From the first line of the data below through the line holding "80, 100, 120]", output each line exactly and leave the pictures out.

* start *

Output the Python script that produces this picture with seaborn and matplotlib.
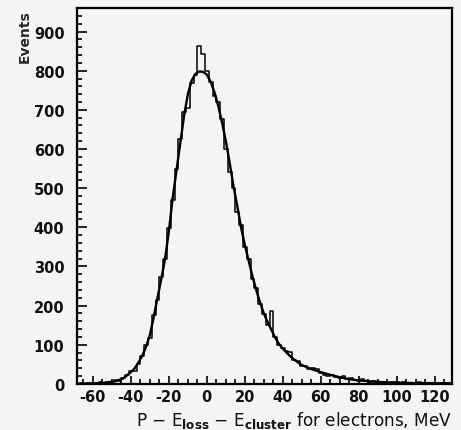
import numpy as np
import pandas as pd
import matplotlib
matplotlib.use("Agg")
import matplotlib.pyplot as plt
import seaborn as sns
from matplotlib.ticker import MultipleLocator

# ---- data ----
bin_edges = list(range(-67, 131, 2))          # 2 MeV bins
bin_centers = [e + 1 for e in bin_edges[:-1]]
counts = [
    2, 0, 3, 1, 2, 4, 2, 5, 4, 9,            # -66 .. -48
    8, 15, 22, 32, 34, 52, 70, 100, 118, 175,  # -46 .. -28
    215, 272, 318, 398, 470, 548, 625, 695, 705, 768,  # -26 .. -8
    790, 863, 842, 800, 770, 735, 720, 676, 600, 540,  # -6 .. 12
    500, 440, 405, 350, 320, 268, 245, 205, 178, 150,  # 14 .. 32
    185, 120, 100, 92, 85, 82, 60, 58, 45, 46,         # 34 .. 52
    38, 40, 38, 28, 22, 20, 22, 18, 15, 20,            # 54 .. 72
    12, 14, 10, 8, 12, 7, 6, 8, 5, 6,                  # 74 .. 92
    4, 3, 6, 4, 3, 5, 2, 3, 2, 4,                      # 94 .. 112
    1, 3, 2, 1, 2, 1, 2, 1,                            # 114 .. 128
]

fit_x = [-68, -64, -60, -56, -52, -48, -44, -40, -38, -36, -34, -32, -30,
         -28, -26, -24, -22, -20, -18, -16, -14, -12, -10, -8, -6, -4, -2,
         0, 2, 4, 6, 8, 10, 12, 14, 16, 18, 20, 22, 24, 26, 28, 30, 32, 34,
         36, 38, 40, 42, 44, 46, 48, 50, 55, 60, 65, 70, 75, 80, 85, 90,
         100, 110, 120, 129]
fit_y = [0, 1, 1, 2, 4, 7, 14, 30, 40, 55, 72, 95, 125,
         170, 220, 268, 320, 390, 475, 545, 615, 685, 740, 775, 792, 798, 797,
         790, 772, 745, 710, 668, 620, 565, 505, 455, 400, 355, 315, 275, 240,
         208, 180, 158, 138, 118, 102, 90, 80, 70, 62, 55, 48, 38, 30, 23, 17,
         12, 9, 7, 5, 3, 2, 2, 1]

y_ticks = [0, 100, 200, 300, 400, 500, 600, 700, 800, 900]
x_ticks = [-60, -40, -20, 0, 20, 40, 60, 80, 100, 120]

hist_df = pd.DataFrame({"x": bin_centers, "n": counts})
fit_df = pd.DataFrame({"x": fit_x, "y": fit_y})

# ---- style ----
sns.set_style("ticks")
plt.rcParams["font.family"] = ["DejaVu Sans"]
plt.rcParams["mathtext.fontset"] = "dejavusans"
plt.rcParams["axes.unicode_minus"] = False

bg = "#f4f4f4"
fig = plt.figure(figsize=(4.61, 4.31), dpi=100, facecolor=bg)
ax = fig.add_axes([0.167, 0.107, 0.813, 0.872])
ax.set_facecolor(bg)

sns.histplot(data=hist_df, x="x", weights="n", bins=bin_edges,
             element="step", fill=False, color="black", linewidth=1.1, ax=ax)
sns.lineplot(data=fit_df, x="x", y="y", color="black", linewidth=1.7, ax=ax)

ax.set_xlim(-68.4, 129)
ax.set_ylim(0, 960)
ax.set_xticks(x_ticks)
ax.set_yticks(y_ticks)
ax.xaxis.set_minor_locator(MultipleLocator(5))
ax.yaxis.set_minor_locator(MultipleLocator(20))
ax.tick_params(which="both", direction="in", top=False, right=False,
               width=1.2, color="black", labelcolor="#111111")
ax.tick_params(axis="y", which="major", length=7, pad=9)
ax.tick_params(axis="y", which="minor", length=3.5)
ax.tick_params(axis="x", which="major", length=6, pad=4)
ax.tick_params(axis="x", which="minor", length=3.5)
for lab in ax.get_xticklabels() + ax.get_yticklabels():
    lab.set_fontweight("bold")
    lab.set_fontsize(10.5)
for s in ax.spines.values():
    s.set_linewidth(1.6)
    s.set_color("black")

ax.set_ylabel("Events", fontsize=10, fontweight="bold", loc="top")
ax.yaxis.set_label_coords(-0.12, 0.997)
ax.set_xlabel(r"P $-$ E$_{\mathbf{loss}}$ $-$ E$_{\mathbf{cluster}}$ for electrons, MeV",
              fontsize=12.2, fontweight="normal", color="#111111",
              loc="right", labelpad=3)

fig.savefig("out.png", dpi=100, facecolor=bg)
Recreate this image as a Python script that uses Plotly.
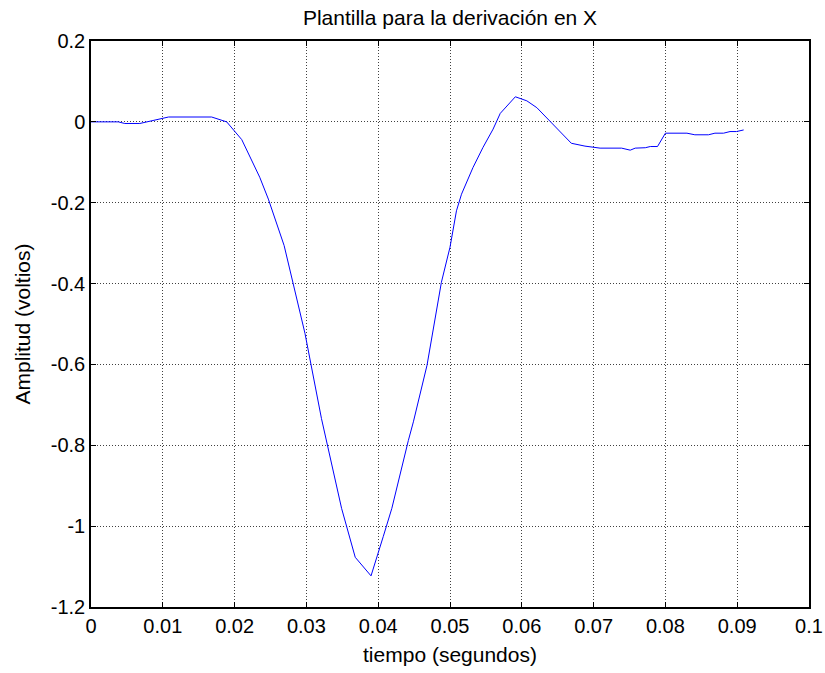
import plotly.graph_objects as go

# Template waveform for the X lead (time in seconds, amplitude in volts)
tiempo = [0.0, 0.0038, 0.0047, 0.0068, 0.0108, 0.0168, 0.0189, 0.0210, 0.0235,
          0.0247, 0.0269, 0.0298, 0.0321, 0.0349, 0.0368, 0.0390, 0.0407, 0.0419,
          0.0442, 0.0449, 0.0468, 0.0488, 0.0500, 0.0509, 0.0516, 0.0532, 0.0546,
          0.0560, 0.0570, 0.0591, 0.0607, 0.0621, 0.0669, 0.0688, 0.0709, 0.0739,
          0.0751, 0.0758, 0.0772, 0.0779, 0.0789, 0.0800, 0.0830, 0.0841, 0.0860,
          0.0869, 0.0881, 0.0890, 0.0899, 0.0909]
amplitud = [0.0, 0.0, -0.004, -0.004, 0.012, 0.012, 0.0, -0.044, -0.137,
            -0.191, -0.306, -0.523, -0.734, -0.956, -1.077, -1.123, -1.026, -0.956,
            -0.788, -0.742, -0.602, -0.397, -0.310, -0.220, -0.179, -0.113, -0.063,
            -0.018, 0.021, 0.062, 0.052, 0.035, -0.053, -0.060, -0.065, -0.065,
            -0.070, -0.065, -0.064, -0.061, -0.061, -0.028, -0.028, -0.032, -0.032,
            -0.028, -0.028, -0.024, -0.024, -0.020]

x_ticks = [0, 0.01, 0.02, 0.03, 0.04, 0.05, 0.06, 0.07, 0.08, 0.09, 0.1]
x_labels = ["0", "0.01", "0.02", "0.03", "0.04", "0.05", "0.06", "0.07", "0.08", "0.09", "0.1"]
y_ticks = [0.2, 0, -0.2, -0.4, -0.6, -0.8, -1, -1.2]
y_labels = ["0.2", "0", "-0.2", "-0.4", "-0.6", "-0.8", "-1", "-1.2"]

FONT = "Liberation Sans, Arial, Helvetica, sans-serif"

fig = go.Figure()
fig.add_trace(go.Scatter(
    x=tiempo, y=amplitud, mode="lines",
    line=dict(color="#0000ff", width=1),
    hoverinfo="skip", showlegend=False,
))

axis_common = dict(
    showline=True, linecolor="black", linewidth=1.5, mirror="allticks",
    ticks="inside", ticklen=5, tickcolor="black", tickwidth=1,
    showgrid=True, gridcolor="#404040", gridwidth=1, griddash="1px,2px",
    zeroline=False, automargin=False,
    tickfont=dict(family=FONT, size=20, color="black"),
)

fig.update_xaxes(
    range=[0, 0.1], tickvals=x_ticks, ticktext=x_labels,
    title=dict(text="tiempo (segundos)", font=dict(family=FONT, size=21, color="black"), standoff=12),
    **axis_common,
)
fig.update_yaxes(
    range=[-1.2, 0.2], tickvals=y_ticks, ticktext=y_labels,
    title=dict(text="Amplitud (voltios)", font=dict(family=FONT, size=21, color="black"), standoff=14),
    **axis_common,
)

fig.update_layout(
    width=825, height=673,
    margin=dict(l=91, r=16, t=41, b=66),
    paper_bgcolor="white", plot_bgcolor="white",
    title=dict(
        text="Plantilla para la derivación en X",
        font=dict(family=FONT, size=21, color="black"),
        x=0.5, xanchor="center", xref="paper",
        y=1 - 18 / 673, yanchor="middle", yref="container",
    ),
)

fig.write_html("out.html")
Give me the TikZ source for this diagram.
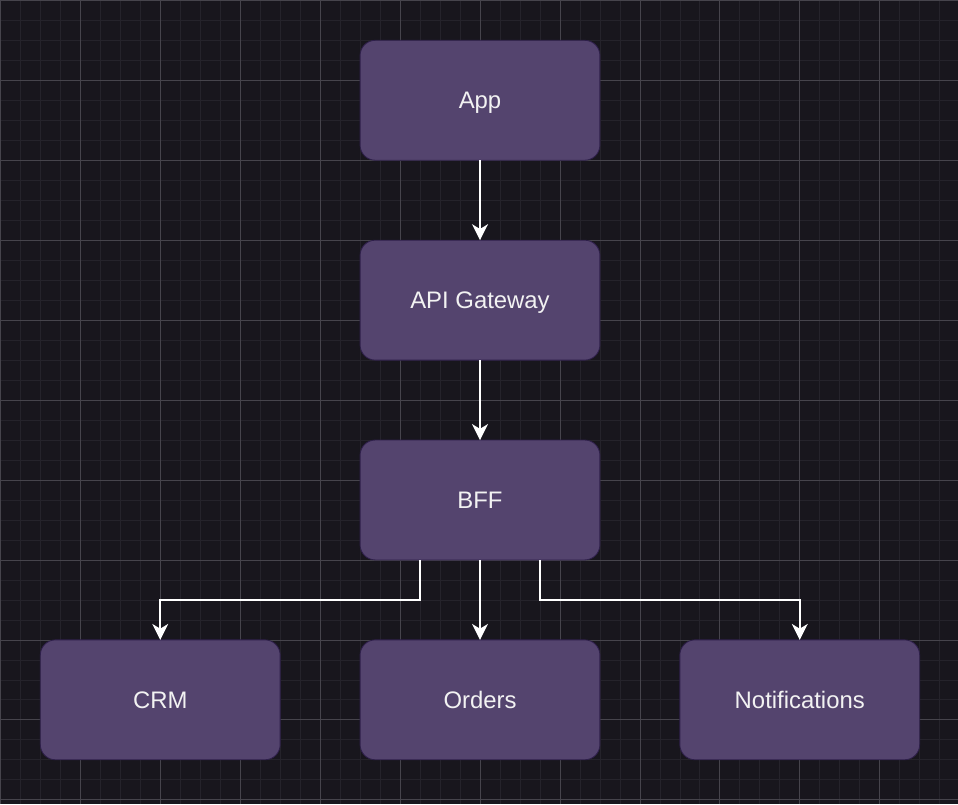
\documentclass[tikz,border=0pt]{standalone}
\usepackage{fontspec}
\setmainfont{Liberation Sans}
\usepackage{xcolor}
\usetikzlibrary{arrows.meta,positioning}

\definecolor{canvas}{HTML}{18161D}
\definecolor{gridminor}{HTML}{25232B}
\definecolor{gridmajor}{HTML}{46444C}
\definecolor{boxfill}{HTML}{54446E}
\definecolor{boxline}{HTML}{2E1F4A}
\definecolor{textcol}{HTML}{F2F2F2}

\begin{document}
\begin{tikzpicture}[
  node distance=2cm,
  box/.style={rectangle, draw=boxline, line width=0.6pt, rounded corners=0.38cm,
    minimum width=6cm, minimum height=3cm, outer sep=0pt,
    text height=0.43cm, text depth=0cm,
    align=center, font=\fontsize{17}{20}\selectfont, fill=boxfill, text=textcol},
  arr/.style={-{Stealth[length=0.4cm,width=0.4cm,inset=0.12cm]}, line width=1.1pt, draw=white}
]
% background and grid
\fill[canvas] (0,0) rectangle (23.95,-20.1);
\draw[gridminor, line width=0.5pt] (0,-20.1) grid[step=0.5] (23.95,0);
\draw[gridmajor, line width=0.5pt] (0,-20.1) grid[step=2] (23.95,0);
\useasboundingbox (0,0) rectangle (23.95,-20.1);

\node[box] (App) at (12,-2.5) {App};
\node[box, below=of App] (Gateway) {API Gateway};
\node[box, below=of Gateway] (BFF) {BFF};
\node[box, below=of BFF] (Orders) {Orders};
\node[box, left=of Orders] (CRM) {CRM};
\node[box, right=of Orders] (Notif) {Notifications};

\draw[arr] (App) -- (Gateway);
\draw[arr] (Gateway) -- (BFF);
\draw[arr] (BFF) -- (Orders);
\draw[arr] ([xshift=-1.5cm]BFF.south) -- ++(0,-1) -| (CRM.north);
\draw[arr] ([xshift=1.5cm]BFF.south) -- ++(0,-1) -| (Notif.north);
\end{tikzpicture}
\end{document}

* end *

**Expected answer**
Output the Python script that produces this picture with seaborn and matplotlib.
import numpy as np
import pandas as pd
import matplotlib
matplotlib.use("Agg")
import matplotlib.pyplot as plt
import seaborn as sns
from matplotlib.ticker import MultipleLocator

# ---- data ----
bin_edges = list(range(-67, 131, 2))          # 2 MeV bins
bin_centers = [e + 1 for e in bin_edges[:-1]]
counts = [
    2, 0, 3, 1, 2, 4, 2, 5, 4, 9,            # -66 .. -48
    8, 15, 22, 32, 34, 52, 70, 100, 118, 175,  # -46 .. -28
    215, 272, 318, 398, 470, 548, 625, 695, 705, 768,  # -26 .. -8
    790, 863, 842, 800, 770, 735, 720, 676, 600, 540,  # -6 .. 12
    500, 440, 405, 350, 320, 268, 245, 205, 178, 150,  # 14 .. 32
    185, 120, 100, 92, 85, 82, 60, 58, 45, 46,         # 34 .. 52
    38, 40, 38, 28, 22, 20, 22, 18, 15, 20,            # 54 .. 72
    12, 14, 10, 8, 12, 7, 6, 8, 5, 6,                  # 74 .. 92
    4, 3, 6, 4, 3, 5, 2, 3, 2, 4,                      # 94 .. 112
    1, 3, 2, 1, 2, 1, 2, 1,                            # 114 .. 128
]

fit_x = [-68, -64, -60, -56, -52, -48, -44, -40, -38, -36, -34, -32, -30,
         -28, -26, -24, -22, -20, -18, -16, -14, -12, -10, -8, -6, -4, -2,
         0, 2, 4, 6, 8, 10, 12, 14, 16, 18, 20, 22, 24, 26, 28, 30, 32, 34,
         36, 38, 40, 42, 44, 46, 48, 50, 55, 60, 65, 70, 75, 80, 85, 90,
         100, 110, 120, 129]
fit_y = [0, 1, 1, 2, 4, 7, 14, 30, 40, 55, 72, 95, 125,
         170, 220, 268, 320, 390, 475, 545, 615, 685, 740, 775, 792, 798, 797,
         790, 772, 745, 710, 668, 620, 565, 505, 455, 400, 355, 315, 275, 240,
         208, 180, 158, 138, 118, 102, 90, 80, 70, 62, 55, 48, 38, 30, 23, 17,
         12, 9, 7, 5, 3, 2, 2, 1]

y_ticks = [0, 100, 200, 300, 400, 500, 600, 700, 800, 900]
x_ticks = [-60, -40, -20, 0, 20, 40, 60, 80, 100, 120]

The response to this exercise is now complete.